1. A marginal core memory power supply (but the same thing could happen
   with RAMs) which caused bad data to be read ONLY when certain data sets
   were being processed. (Only two programs could cause the failure, and
   then only with certain inputs. One program was a cross-assembler which
   failed only when assembling certain versions [!] of a particular program;
   the other was an NMR simulation program, again, with certain inputs.)
   In each case, the problem occurred only after the program had consumed
   at least 5 minutes of CPU time.

   The failure affected NO other programs (that we could tell), including
   the operating system, and memory diagnostics did NOT find the problem!
   (The diagnostic patterns were worst-case for the *memories*; the bug was
   a pattern worst-case for the *power supplies*...)

2. A FORTRAN program which "occasionally" got "slightly different" answers
   when run with the same input data. Seems there was a leaky a transistor
   driving a reset line to a register which held the number of the general
   register the floating-point result should go into. Certain programs would
   sometimes generate enough noise to cause this (already marginal) line to
   twitch, dumping the results into register 0 instead of the correct one.
   The program in question did a LOT of very involved matrix calculations
   (that NMR stuff, again), and the odds of the error making a big change
   in the answers was slim. (Caused a major panic when discovered... all
   the programs used in calculating published research results had to be
   re-run, to see whether retractions or corrections were needed.)

3. The infamous ARPAnet "black-hole", wherein an IMP had a memory failure
   whose only effect was to make the routing table entries return zero for
   a large number of hosts (it just happened that the bad memory was where
   the table lived). "Zero" meant "I'm directly connected", so when it told
   its neighbors this (during the normal exchange or routing info), they
   cheerfully sent all their packets to the confused IMP, who sent them back
   out... to IMPs who sent them back in...  [I hope I got the story right]

Yes, parity-protected memory would have prevented this one, but that's
not always the case. Memories can fail into the all-ones, condition, too,
and simple parity is not enough.

4. A memory card address-decoder that was shorted, causing two banks of memory
   to be read at the same time (each got *written* with the correct data).
   Due to the fact that they collided at a TTL bus, as long as one bank had
   not been addressed "recently" (within a few microseconds), the correct bank
   won the "bus fight" (since the "older" bank's internal logic levels drifted
   up to TTL "high", and since a TTL "low [usually] wins a fight with a "high").
   The normal memory diagnostics worked just fine, as did the simple address
   test. But when a certain user program was run, it made frequent references to
   both banks "quickly", causing bad data to be read. (Still, NOT necessarily
   causing parity errors! ...though they did occasionally occur.)
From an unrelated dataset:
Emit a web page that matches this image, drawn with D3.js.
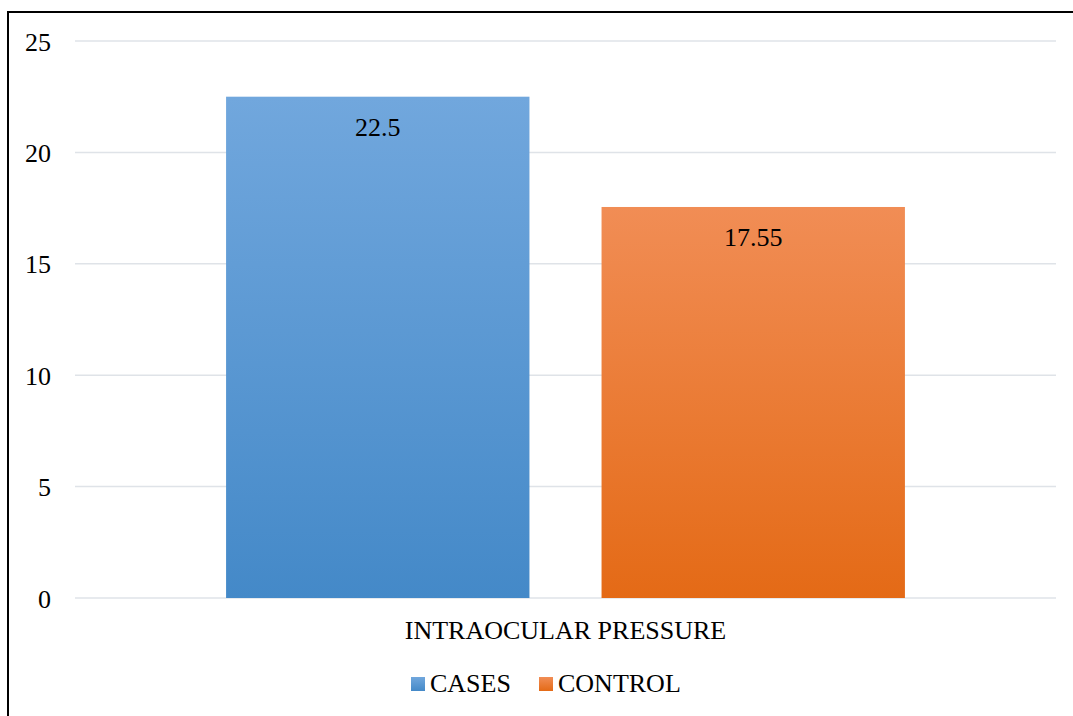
<!DOCTYPE html>
<html>
<head>
<meta charset="utf-8">
<script src="https://cdn.jsdelivr.net/npm/d3@7"></script>
</head>
<body>
<svg id="s" width="1073" height="716"></svg>
<script>
// Mean intraocular pressure by group
const categories = ["INTRAOCULAR PRESSURE"];
const seriesNames = ["CASES", "CONTROL"];
const casesValues = [22.5];
const controlValues = [17.55];
const yTicks = [0, 5, 10, 15, 20, 25];

const seriesColors = {
  CASES: { top: "#71a7dd", bottom: "#4489c8" },
  CONTROL: { top: "#f18d55", bottom: "#e46a16" }
};

const styleText = sel => sel
  .attr("font-family", "Times New Roman")
  .style("font", "26px 'Times New Roman'")
  .attr("fill", "#000");

const width = 1073, height = 716;
const margin = { left: 75, right: 17, top: 41, bottom: 118 };
const svg = d3.select("#s")
  .style("position", "absolute").style("left", "0px").style("top", "0px");

// Outer frame
svg.append("rect")
  .attr("x", 8).attr("y", 12)
  .attr("width", 1100).attr("height", 760)
  .attr("fill", "none").attr("stroke", "#000").attr("stroke-width", 2);

const defs = svg.append("defs");
seriesNames.forEach(name => {
  const g = defs.append("linearGradient")
    .attr("id", "grad-" + name)
    .attr("x1", 0).attr("y1", 0).attr("x2", 0).attr("y2", 1);
  g.append("stop").attr("offset", "0%").attr("stop-color", seriesColors[name].top);
  g.append("stop").attr("offset", "100%").attr("stop-color", seriesColors[name].bottom);
});

const y = d3.scaleLinear().domain([0, 25]).range([height - margin.bottom, margin.top]);
const x0 = d3.scaleBand().domain(categories)
  .range([margin.left, width - margin.right]).paddingInner(0).paddingOuter(0);
const bw0 = x0.bandwidth();
const x1 = d3.scaleBand().domain(seriesNames)
  .range([bw0 * 0.154, bw0 * 0.846]).paddingInner(0.192).paddingOuter(0);

// Gridlines
svg.append("g")
  .selectAll("line")
  .data(yTicks)
  .join("line")
  .attr("x1", margin.left).attr("x2", width - margin.right)
  .attr("y1", d => y(d)).attr("y2", d => y(d))
  .attr("stroke", "#dfe3e8").attr("stroke-width", 1.5);

// Y axis labels
const yAxis = d3.axisLeft(y).tickValues(yTicks).tickSize(0).tickPadding(0);
const yAxisG = svg.append("g")
  .attr("transform", `translate(${51},0)`)
  .call(yAxis)
  .attr("font-family", "Times New Roman");
yAxisG.select(".domain").remove();
yAxisG.selectAll("text")
  .call(styleText)
  .attr("dy", "0.35em");

const rows = categories.map((c, i) => ({
  category: c,
  values: [
    { name: "CASES", value: casesValues[i] },
    { name: "CONTROL", value: controlValues[i] }
  ]
}));

const groups = svg.append("g").selectAll("g")
  .data(rows).join("g")
  .attr("transform", d => `translate(${x0(d.category)},0)`);

groups.selectAll("rect")
  .data(d => d.values).join("rect")
  .attr("x", d => x1(d.name))
  .attr("width", x1.bandwidth())
  .attr("y", d => y(d.value))
  .attr("height", d => y(0) - y(d.value))
  .attr("fill", d => `url(#grad-${d.name})`);

groups.selectAll("text.value")
  .data(d => d.values).join("text")
  .attr("class", "value")
  .attr("x", d => x1(d.name) + x1.bandwidth() / 2)
  .attr("y", d => y(d.value) + 39)
  .attr("text-anchor", "middle")
  .call(styleText)
  .text(d => d.value);

// Category axis label
const xAxis = d3.axisBottom(x0).tickSize(0).tickPadding(0);
const xAxisG = svg.append("g")
  .attr("transform", `translate(0,${y(0) + 41})`)
  .call(xAxis)
  .attr("font-family", "Times New Roman");
xAxisG.select(".domain").remove();
xAxisG.selectAll("text")
  .call(styleText)
  .attr("dy", 0);

// Legend
const legendItems = [
  { name: "CASES", x: 411 },
  { name: "CONTROL", x: 539 }
];
const legend = svg.append("g").selectAll("g")
  .data(legendItems).join("g")
  .attr("transform", d => `translate(${d.x},677)`);
legend.append("rect")
  .attr("width", 14).attr("height", 14)
  .attr("fill", d => `url(#grad-${d.name})`);
legend.append("text")
  .attr("x", 19).attr("y", 15)
  .call(styleText)
  .text(d => d.name);
</script>
</body>
</html>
> Of course, floating point hardware is a little different, since it
> is used only for numerical calculations which are part of the problem
> ( as opposed to the CPU alu which is also used for indexing, etc.)
> You can always arrange to run an FPU diagnostic every 5 mins if this
> is an issue.

In case #2 above, it didn't help. The floating-point diagnostics didn't
find the problem. The fault wasn't, in fact, in the floating-point
hardware per se, but in the very same CPU ALU used for indexing, etc.
It was just that there were very very few operations other than F.P.
which used that auxiliary "where should the result go?" register, and
none (that we ever knew of) other than the program in question which
generated the right pattern of noise to clear it WHEN IT WAS BEING USED.

Incidentally, problems #1 & #2 (occurred about a year apart) were eventually
solved when yours truly finally ignored the diagnostics (which was the only
thing the DEC serviceman had been trained to use), and got out an oscilloscope
and started probing around looking for something "not quite right". Both
errant signals showed up quite clearly as being "not right" on a 'scope,
though the systems passed all the diagnostics.

MORAL: "Testing can show the presence of bugs, but not their absence."
	[E. W. Dijkstra]

CORRELARY: I bet the same thing happens soon (if it hasn't already) inside
	   somebody's fancy new CPU chips...   And this time they won't
	   be able to just poke around with a scope, looking for "something".
	   The only solution will be to tell the customer, "Well, don't
	   run that program!"   ;-}


Rob Warnock
Systems Architecture Consultant

UUCP:	{amdcad,fortune,sun}!redwood!rpw3
DDD:	(415)572-2607
USPS:	627 26th Ave, San Mateo, CA  94403